[SciPy-dev] sparsetools - new and (hopefully) improved!

Tue Jan 9 11:54:17 EST 2007

On 1/9/07, Robert Cimrman <cimrman3 at ntc.zcu.cz> wrote:
> My matrices tend to be much denser (tens to hundreds nonzeros per row),
> but the python FE code is not working right now (new gcc + swig issues
> after an upgrade) so let's call it a success for now... :)

Well, for an NxM matrix with R nonzeros per row, the old method is
O( N*R + N + M)
while row-by-row sorting is
O(N * R log R + M)
so asymptotically the old method wins (for sufficiently large R).
However, even for R=1000 my testing shows the latter to still be
noticeably faster (see below).  For the common case (R < 100), the row
by row sort is ~5-8x faster.  While these tests aren't comprehensive,
I expect the row by row sort to maintain an advantage in all
(practical) cases of interest.

from scipy import *
N = 10000

#R = 1000
A = sparse.spdiags(rand(1000,N),arange(1000)-500,N,N)
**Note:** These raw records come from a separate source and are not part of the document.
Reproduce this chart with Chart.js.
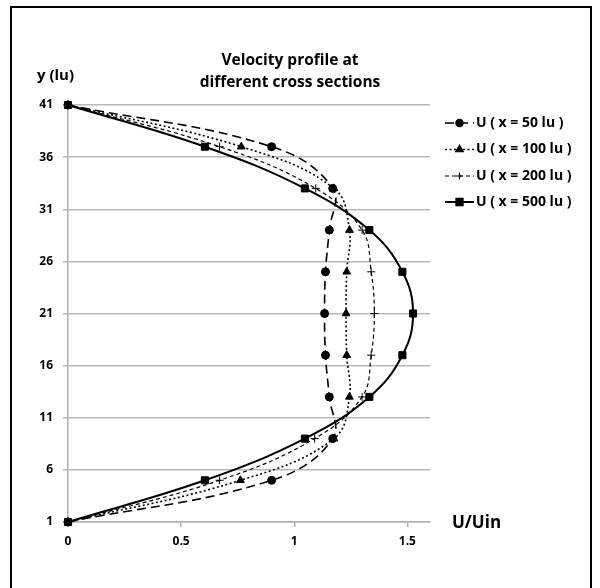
<!DOCTYPE html>
<html><head><meta charset="utf-8">
<script src="https://cdn.jsdelivr.net/npm/chart.js@4.4.0/dist/chart.umd.min.js"></script>
<style>
html,body{margin:0;padding:0;background:#fff;}
#wrap{position:relative;width:600px;height:588px;overflow:hidden;}
#frame{position:absolute;left:10px;top:6px;width:582px;height:620px;border:2.5px solid #000;box-sizing:border-box;}
canvas{position:absolute;left:0;top:0;}
</style></head><body>
<div id="wrap"><div id="frame"></div><canvas id="c" width="600" height="588"></canvas></div>
<script>
// y positions (lu) of the sampled points
const yPositions = [1, 5, 9, 13, 17, 21, 25, 29, 33, 37, 41];
// U/Uin at each y for different cross sections
const u50  = [0, 0.90, 1.17, 1.155, 1.138, 1.134, 1.138, 1.155, 1.17, 0.90, 0];
const u100 = [0, 0.762, 1.175, 1.244, 1.232, 1.229, 1.232, 1.244, 1.175, 0.766, 0];
const u200 = [0, 0.67, 1.09, 1.30, 1.34, 1.354, 1.34, 1.30, 1.095, 0.67, 0];
const u500 = [0, 0.605, 1.047, 1.332, 1.478, 1.525, 1.478, 1.332, 1.047, 0.605, 0];
const seriesNames = ['U ( x = 50 lu )', 'U ( x = 100 lu )', 'U ( x = 200 lu )', 'U ( x = 500 lu )'];
const xTicks = [0, 0.5, 1, 1.5];
const yTicks = [1, 6, 11, 16, 21, 26, 31, 36, 41];

const toPts = arr => arr.map((v, i) => ({x: v, y: yPositions[i]}));
const FONT = "'Open Sans', 'Liberation Sans', sans-serif";

const datasets = [
  {label: seriesNames[0], data: toPts(u50), borderColor:'#000', backgroundColor:'#000', borderWidth:1.6, borderDash:[9,5], pointStyle:'circle', pointRadius:4, pointBorderWidth:1},
  {label: seriesNames[1], data: toPts(u100), borderColor:'#000', backgroundColor:'#000', borderWidth:1.6, borderDash:[2,2.5], pointStyle:'triangle', pointRadius:4.5, pointBorderWidth:1},
  {label: seriesNames[2], data: toPts(u200), borderColor:'#000', backgroundColor:'#000', borderWidth:1.2, borderDash:[4,3], pointStyle:'cross', pointRadius:4, pointBorderWidth:1},
  {label: seriesNames[3], data: toPts(u500), borderColor:'#000', backgroundColor:'#000', borderWidth:2, borderDash:[], pointStyle:'rect', pointRadius:5, pointBorderWidth:1}
];
datasets.forEach(d => { d.showLine = true; d.tension = 0.4; d.fill = false; d.clip = false; });

const decor = {
  id: 'decor',
  afterDraw(chart) {
    const ctx = chart.ctx;
    ctx.save();
    ctx.fillStyle = '#000';
    ctx.textBaseline = 'middle';
    ctx.textAlign = 'center';
    ctx.font = "bold 15.5px " + FONT;
    ctx.fillText('Velocity profile at', 290, 61);
    ctx.fillText('different cross sections', 290, 83);
    ctx.textAlign = 'left';
    ctx.font = "bold 15px " + FONT;
    ctx.fillText('y (lu)', 37, 76);
    ctx.font = "bold 17px " + FONT;
    ctx.fillText('U/Uin', 452, 523);
    // legend
    const legY = [123, 149.5, 176, 202];
    chart.data.datasets.forEach((ds, i) => {
      const y = legY[i];
      ctx.save();
      ctx.strokeStyle = ds.borderColor;
      ctx.lineWidth = ds.borderWidth;
      ctx.setLineDash(ds.borderDash || []);
      ctx.beginPath();
      ctx.moveTo(445, y); ctx.lineTo(474, y);
      ctx.stroke();
      ctx.setLineDash([]);
      ctx.fillStyle = '#000';
      Chart.helpers.drawPoint(ctx, {pointStyle: ds.pointStyle, radius: ds.pointRadius - 0.5, rotation: 0, borderWidth: ds.pointBorderWidth}, 459.5, y);
      ctx.restore();
      ctx.font = "bold 14px " + FONT;
      ctx.fillStyle = '#000';
      ctx.textAlign = 'left';
      ctx.textBaseline = 'middle';
      ctx.fillText(ds.label, 476, y);
    });
    ctx.restore();
  }
};

new Chart(document.getElementById('c'), {
  type: 'scatter',
  data: {datasets},
  options: {
    responsive: false,
    animation: false,
    events: [],
    layout: {padding: {left: 0, right: 170, top: 105, bottom: 0}},
    plugins: {legend: {display: false}, title: {display: false}, tooltip: {enabled: false}},
    scales: {
      x: {
        type: 'linear', min: 0, max: 1.6,
        afterBuildTicks: s => { s.ticks = xTicks.map(v => ({value: v})); },
        afterFit: s => { s.height = 66; },
        grid: {drawOnChartArea: false, drawTicks: true, tickLength: 5, color: '#b0b0b0', lineWidth: 1.5},
        border: {color: '#b0b0b0', width: 1.5},
        ticks: {color: '#000', padding: 7, font: {family: FONT, weight: 'bold', size: 12}, callback: v => String(v)}
      },
      y: {
        type: 'linear', min: 1, max: 41,
        afterBuildTicks: s => { s.ticks = yTicks.map(v => ({value: v})); },
        afterFit: s => { s.width = 68; },
        grid: {drawTicks: true, tickLength: 5, color: '#b8b8b8', lineWidth: 1.5},
        border: {color: '#b0b0b0', width: 1.5},
        ticks: {color: '#000', padding: 10, font: {family: FONT, weight: 'bold', size: 12}}
      }
    }
  },
  plugins: [decor]
});
</script>
</body></html>
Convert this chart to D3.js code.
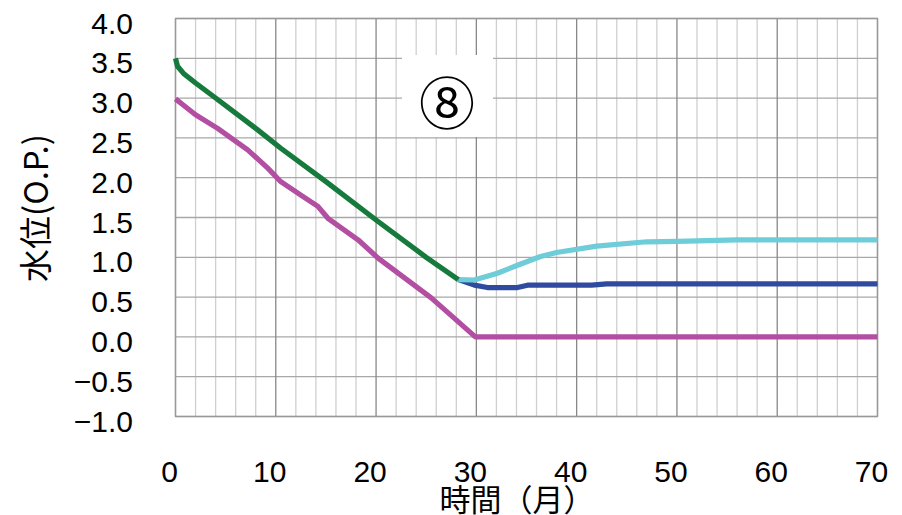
<!DOCTYPE html>
<html><head><meta charset="utf-8">
<script src="https://cdn.jsdelivr.net/npm/d3@7"></script>
<style>body{margin:0;background:#fff}svg{display:block}</style>
</head><body>
<svg id="c" width="902" height="515"></svg>
<script>
const xTicks = [0,10,20,30,40,50,60,70];
const yTicks = [4.0,3.5,3.0,2.5,2.0,1.5,1.0,0.5,0.0,-0.5,-1.0];
const yTickLabels = ["4.0","3.5","3.0","2.5","2.0","1.5","1.0","0.5","0.0","\u22120.5","\u22121.0"];
const xMinorTicks = d3.range(0, 71, 2);

const greenMonths = [0,0.2,0.8,2,3.8,8.1,10.5,15,20.2,25,28.2];
const greenValues = [3.5,3.4,3.31,3.19,3.02,2.61,2.37,1.95,1.45,1.0,0.72];
const magentaMonths = [0,0.8,2,4.2,7.2,9.2,10.5,12.5,14.2,15.2,18.2,20.2,25.5,29.9,70];
const magentaValues = [2.99,2.91,2.79,2.62,2.35,2.12,1.95,1.78,1.64,1.49,1.22,0.99,0.49,0,0];
const cyanMonths = [28.2,29.8,32.1,34.1,36.4,38,42,47,50,56,70];
const cyanValues = [0.72,0.715,0.8,0.9,1.01,1.06,1.14,1.195,1.2,1.22,1.22];
const blueMonths = [28.2,29.8,31.1,34.1,35.1,41.5,43,70];
const blueValues = [0.72,0.65,0.62,0.62,0.65,0.65,0.665,0.665];

const svg = d3.select("#c");
const x = d3.scaleLinear().domain([0,70]).range([175.5,877.5]);
const y = d3.scaleLinear().domain([-1,4]).range([416.5,18.5]);

const g = svg.append("g");
g.selectAll("line.vmin").data(xMinorTicks.filter(d=>d%10!==0)).enter().append("line")
  .attr("x1",d=>x(d)).attr("x2",d=>x(d)).attr("y1",y(4)).attr("y2",y(-1))
  .attr("stroke","#cfcfcf").attr("stroke-width",1.3);
g.selectAll("line.h").data(yTicks).enter().append("line")
  .attr("x1",x(0)).attr("x2",x(70)).attr("y1",d=>y(d)).attr("y2",d=>y(d))
  .attr("stroke","#a8a8a8").attr("stroke-width",1.3);
g.selectAll("line.vmaj").data(xTicks).enter().append("line")
  .attr("x1",d=>x(d)).attr("x2",d=>x(d)).attr("y1",y(4)).attr("y2",y(-1))
  .attr("stroke","#888").attr("stroke-width",1.3);
g.append("rect").attr("x",x(0)).attr("y",y(4)).attr("width",x(70)-x(0)).attr("height",y(-1)-y(4))
  .attr("fill","none").attr("stroke","#999").attr("stroke-width",1.3);

svg.append("rect").attr("x",402).attr("y",55).attr("width",91).attr("height",82).attr("fill","#fff");
svg.append("text").attr("x",447).attr("y",99).attr("text-anchor","middle").attr("dominant-baseline","central")
  .attr("font-family","'Noto Sans CJK JP'").attr("font-size",56).attr("fill","#000").text("⑧");

const line = d3.line().x(d=>x(d[0])).y(d=>y(d[1])).curve(d3.curveLinear);
const series = [
  [blueMonths, blueValues, "#2e4b9f"],
  [cyanMonths, cyanValues, "#6ecdd8"],
  [magentaMonths, magentaValues, "#b24fa2"],
  [greenMonths, greenValues, "#157a3c"]
];
series.forEach(([m,v,c])=>{
  svg.append("path").datum(m.map((d,i)=>[d,v[i]])).attr("d",line)
    .attr("fill","none").attr("stroke",c).attr("stroke-width",5.2).attr("stroke-linejoin","round");
});

svg.selectAll("text.yt").data(yTicks).enter().append("text")
  .attr("x",133).attr("y",d=>y(d)+15).attr("text-anchor","end")
  .attr("font-family","'Liberation Sans',Arial,sans-serif").attr("font-size",30).attr("fill","#000")
  .text((d,i)=>yTickLabels[i]);
svg.selectAll("text.xt").data(xTicks).enter().append("text")
  .attr("x",d=>x(d)-6).attr("y",482).attr("text-anchor","middle")
  .attr("font-family","'Liberation Sans',Arial,sans-serif").attr("font-size",30).attr("fill","#000")
  .text(d=>d);
svg.append("text").attr("x",517).attr("y",511).attr("text-anchor","middle")
  .attr("font-family","'Noto Sans CJK JP'").attr("font-size",31).attr("fill","#000").text("時間（月）");
svg.append("text").attr("transform","translate(48,208) rotate(-90)").attr("text-anchor","middle")
  .attr("font-family","'Noto Sans CJK JP'").attr("font-size",33).attr("fill","#000").text("水位(O.P.)");
</script>
</body></html>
In [5]: time B = A.tocsr().tocsc()
CPU times: user 2.12 s, sys: 0.84 s, total: 2.96 s
Wall time: 2.98
In [6]: time A.ensure_sorted_indices(True)
CPU times: user 0.89 s, sys: 0.00 s, total: 0.89 s
Wall time: 0.89

#R = 50
A = sparse.spdiags(rand(50,N),arange(50)-25,N,N)

In [30]: time B = A.tocsr().tocsc()
CPU times: user 0.11 s, sys: 0.06 s, total: 0.17 s
Wall time: 0.18
In [31]: time A.ensure_sorted_indices(True)
CPU times: user 0.03 s, sys: 0.00 s, total: 0.03 s
Wall time: 0.03

-- 
Nathan Bell wnbell at gmail.com